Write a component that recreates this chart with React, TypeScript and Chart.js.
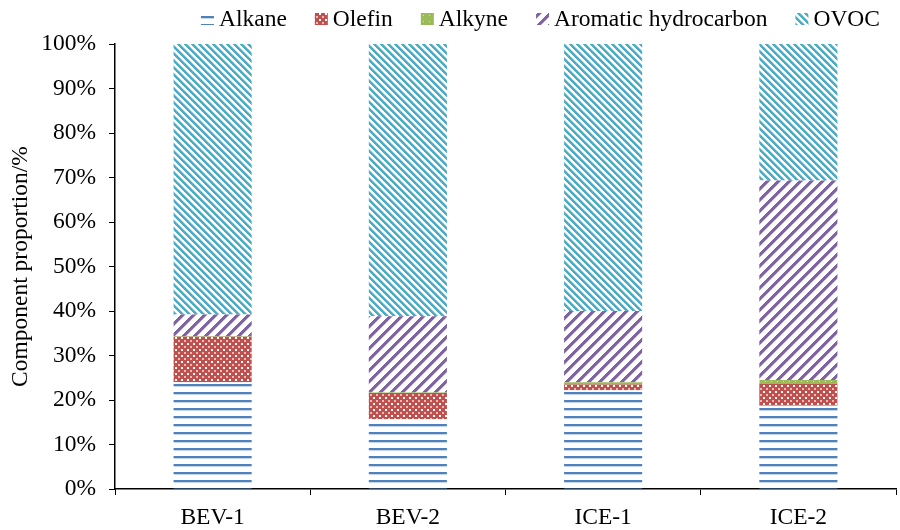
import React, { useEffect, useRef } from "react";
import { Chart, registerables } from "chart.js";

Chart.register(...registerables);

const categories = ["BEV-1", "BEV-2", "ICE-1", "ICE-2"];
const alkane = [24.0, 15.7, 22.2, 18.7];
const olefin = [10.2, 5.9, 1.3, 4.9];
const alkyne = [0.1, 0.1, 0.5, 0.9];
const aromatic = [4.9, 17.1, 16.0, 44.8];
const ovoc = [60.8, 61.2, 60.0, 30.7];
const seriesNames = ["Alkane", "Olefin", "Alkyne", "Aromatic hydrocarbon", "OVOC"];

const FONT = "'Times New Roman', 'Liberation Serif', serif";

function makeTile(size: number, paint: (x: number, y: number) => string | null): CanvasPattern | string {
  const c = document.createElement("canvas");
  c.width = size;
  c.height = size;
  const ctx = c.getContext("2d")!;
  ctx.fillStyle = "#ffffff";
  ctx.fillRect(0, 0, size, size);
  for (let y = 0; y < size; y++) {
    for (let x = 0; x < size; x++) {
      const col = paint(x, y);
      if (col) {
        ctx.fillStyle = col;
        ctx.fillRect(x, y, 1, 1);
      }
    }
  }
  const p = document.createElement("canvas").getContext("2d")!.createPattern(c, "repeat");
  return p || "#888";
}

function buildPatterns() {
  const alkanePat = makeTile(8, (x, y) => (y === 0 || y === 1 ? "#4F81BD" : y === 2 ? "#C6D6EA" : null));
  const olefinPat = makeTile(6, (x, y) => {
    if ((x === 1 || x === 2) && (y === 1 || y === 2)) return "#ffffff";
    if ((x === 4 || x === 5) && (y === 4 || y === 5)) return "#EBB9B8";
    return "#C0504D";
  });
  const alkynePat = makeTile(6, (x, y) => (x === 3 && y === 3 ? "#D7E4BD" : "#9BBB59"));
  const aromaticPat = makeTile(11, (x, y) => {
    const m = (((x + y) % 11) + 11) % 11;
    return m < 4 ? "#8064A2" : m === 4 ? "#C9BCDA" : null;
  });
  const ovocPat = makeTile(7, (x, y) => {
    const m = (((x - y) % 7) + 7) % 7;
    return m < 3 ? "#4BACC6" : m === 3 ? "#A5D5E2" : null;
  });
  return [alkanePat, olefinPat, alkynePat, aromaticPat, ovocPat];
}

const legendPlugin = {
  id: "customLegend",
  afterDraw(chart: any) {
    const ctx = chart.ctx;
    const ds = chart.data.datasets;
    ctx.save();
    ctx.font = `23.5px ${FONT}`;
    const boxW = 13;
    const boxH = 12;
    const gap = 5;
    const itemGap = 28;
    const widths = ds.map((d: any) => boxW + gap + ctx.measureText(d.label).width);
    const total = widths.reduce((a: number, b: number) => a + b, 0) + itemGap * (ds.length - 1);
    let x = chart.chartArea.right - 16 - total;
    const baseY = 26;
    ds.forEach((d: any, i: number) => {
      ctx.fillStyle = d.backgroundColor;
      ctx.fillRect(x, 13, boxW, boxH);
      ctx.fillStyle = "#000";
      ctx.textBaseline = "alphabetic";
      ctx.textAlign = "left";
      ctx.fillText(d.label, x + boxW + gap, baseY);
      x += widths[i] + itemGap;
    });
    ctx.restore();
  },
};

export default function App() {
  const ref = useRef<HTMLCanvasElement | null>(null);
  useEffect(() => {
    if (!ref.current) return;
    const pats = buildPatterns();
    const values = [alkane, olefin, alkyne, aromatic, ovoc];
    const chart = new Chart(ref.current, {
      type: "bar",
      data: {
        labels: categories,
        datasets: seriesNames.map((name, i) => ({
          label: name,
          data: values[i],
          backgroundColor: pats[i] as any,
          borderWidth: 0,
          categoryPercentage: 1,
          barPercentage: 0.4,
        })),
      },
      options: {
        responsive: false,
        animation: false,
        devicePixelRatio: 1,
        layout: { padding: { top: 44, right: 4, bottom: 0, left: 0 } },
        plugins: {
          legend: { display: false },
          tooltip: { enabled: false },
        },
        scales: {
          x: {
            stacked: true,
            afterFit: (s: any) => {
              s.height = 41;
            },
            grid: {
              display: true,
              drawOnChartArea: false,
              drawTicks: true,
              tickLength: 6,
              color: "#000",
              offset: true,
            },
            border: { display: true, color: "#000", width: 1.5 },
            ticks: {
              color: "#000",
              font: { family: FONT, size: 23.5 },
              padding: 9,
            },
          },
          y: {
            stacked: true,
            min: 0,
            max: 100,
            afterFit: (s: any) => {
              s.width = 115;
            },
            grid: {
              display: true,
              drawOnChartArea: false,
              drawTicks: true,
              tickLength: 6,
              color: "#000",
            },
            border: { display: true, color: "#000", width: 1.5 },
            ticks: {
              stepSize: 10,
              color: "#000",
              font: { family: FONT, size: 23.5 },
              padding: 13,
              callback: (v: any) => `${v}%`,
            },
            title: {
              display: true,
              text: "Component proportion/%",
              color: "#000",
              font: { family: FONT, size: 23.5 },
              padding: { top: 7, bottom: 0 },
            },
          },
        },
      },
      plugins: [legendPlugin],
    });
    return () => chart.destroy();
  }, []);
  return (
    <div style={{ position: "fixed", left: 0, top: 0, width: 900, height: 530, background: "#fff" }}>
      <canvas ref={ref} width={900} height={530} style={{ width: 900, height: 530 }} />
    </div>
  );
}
######
- The problem -
Omit the pictures and give the material again, exactly and in full.

- Task output -
Write a component that recreates this chart with React, TypeScript and Chart.js.
import React, { useEffect, useRef } from "react";
import { Chart, registerables } from "chart.js";

Chart.register(...registerables);

const categories = ["BEV-1", "BEV-2", "ICE-1", "ICE-2"];
const alkane = [24.0, 15.7, 22.2, 18.7];
const olefin = [10.2, 5.9, 1.3, 4.9];
const alkyne = [0.1, 0.1, 0.5, 0.9];
const aromatic = [4.9, 17.1, 16.0, 44.8];
const ovoc = [60.8, 61.2, 60.0, 30.7];
const seriesNames = ["Alkane", "Olefin", "Alkyne", "Aromatic hydrocarbon", "OVOC"];

const FONT = "'Times New Roman', 'Liberation Serif', serif";

function makeTile(size: number, paint: (x: number, y: number) => string | null): CanvasPattern | string {
  const c = document.createElement("canvas");
  c.width = size;
  c.height = size;
  const ctx = c.getContext("2d")!;
  ctx.fillStyle = "#ffffff";
  ctx.fillRect(0, 0, size, size);
  for (let y = 0; y < size; y++) {
    for (let x = 0; x < size; x++) {
      const col = paint(x, y);
      if (col) {
        ctx.fillStyle = col;
        ctx.fillRect(x, y, 1, 1);
      }
    }
  }
  const p = document.createElement("canvas").getContext("2d")!.createPattern(c, "repeat");
  return p || "#888";
}

function buildPatterns() {
  const alkanePat = makeTile(8, (x, y) => (y === 0 || y === 1 ? "#4F81BD" : y === 2 ? "#C6D6EA" : null));
  const olefinPat = makeTile(6, (x, y) => {
    if ((x === 1 || x === 2) && (y === 1 || y === 2)) return "#ffffff";
    if ((x === 4 || x === 5) && (y === 4 || y === 5)) return "#EBB9B8";
    return "#C0504D";
  });
  const alkynePat = makeTile(6, (x, y) => (x === 3 && y === 3 ? "#D7E4BD" : "#9BBB59"));
  const aromaticPat = makeTile(11, (x, y) => {
    const m = (((x + y) % 11) + 11) % 11;
    return m < 4 ? "#8064A2" : m === 4 ? "#C9BCDA" : null;
  });
  const ovocPat = makeTile(7, (x, y) => {
    const m = (((x - y) % 7) + 7) % 7;
    return m < 3 ? "#4BACC6" : m === 3 ? "#A5D5E2" : null;
  });
  return [alkanePat, olefinPat, alkynePat, aromaticPat, ovocPat];
}

const legendPlugin = {
  id: "customLegend",
  afterDraw(chart: any) {
    const ctx = chart.ctx;
    const ds = chart.data.datasets;
    ctx.save();
    ctx.font = `23.5px ${FONT}`;
    const boxW = 13;
    const boxH = 12;
    const gap = 5;
    const itemGap = 28;
    const widths = ds.map((d: any) => boxW + gap + ctx.measureText(d.label).width);
    const total = widths.reduce((a: number, b: number) => a + b, 0) + itemGap * (ds.length - 1);
    let x = chart.chartArea.right - 16 - total;
    const baseY = 26;
    ds.forEach((d: any, i: number) => {
      ctx.fillStyle = d.backgroundColor;
      ctx.fillRect(x, 13, boxW, boxH);
      ctx.fillStyle = "#000";
      ctx.textBaseline = "alphabetic";
      ctx.textAlign = "left";
      ctx.fillText(d.label, x + boxW + gap, baseY);
      x += widths[i] + itemGap;
    });
    ctx.restore();
  },
};

export default function App() {
  const ref = useRef<HTMLCanvasElement | null>(null);
  useEffect(() => {
    if (!ref.current) return;
    const pats = buildPatterns();
    const values = [alkane, olefin, alkyne, aromatic, ovoc];
    const chart = new Chart(ref.current, {
      type: "bar",
      data: {
        labels: categories,
        datasets: seriesNames.map((name, i) => ({
          label: name,
          data: values[i],
          backgroundColor: pats[i] as any,
          borderWidth: 0,
          categoryPercentage: 1,
          barPercentage: 0.4,
        })),
      },
      options: {
        responsive: false,
        animation: false,
        devicePixelRatio: 1,
        layout: { padding: { top: 44, right: 4, bottom: 0, left: 0 } },
        plugins: {
          legend: { display: false },
          tooltip: { enabled: false },
        },
        scales: {
          x: {
            stacked: true,
            afterFit: (s: any) => {
              s.height = 41;
            },
            grid: {
              display: true,
              drawOnChartArea: false,
              drawTicks: true,
              tickLength: 6,
              color: "#000",
              offset: true,
            },
            border: { display: true, color: "#000", width: 1.5 },
            ticks: {
              color: "#000",
              font: { family: FONT, size: 23.5 },
              padding: 9,
            },
          },
          y: {
            stacked: true,
            min: 0,
            max: 100,
            afterFit: (s: any) => {
              s.width = 115;
            },
            grid: {
              display: true,
              drawOnChartArea: false,
              drawTicks: true,
              tickLength: 6,
              color: "#000",
            },
            border: { display: true, color: "#000", width: 1.5 },
            ticks: {
              stepSize: 10,
              color: "#000",
              font: { family: FONT, size: 23.5 },
              padding: 13,
              callback: (v: any) => `${v}%`,
            },
            title: {
              display: true,
              text: "Component proportion/%",
              color: "#000",
              font: { family: FONT, size: 23.5 },
              padding: { top: 7, bottom: 0 },
            },
          },
        },
      },
      plugins: [legendPlugin],
    });
    return () => chart.destroy();
  }, []);
  return (
    <div style={{ position: "fixed", left: 0, top: 0, width: 900, height: 530, background: "#fff" }}>
      <canvas ref={ref} width={900} height={530} style={{ width: 900, height: 530 }} />
    </div>
  );
}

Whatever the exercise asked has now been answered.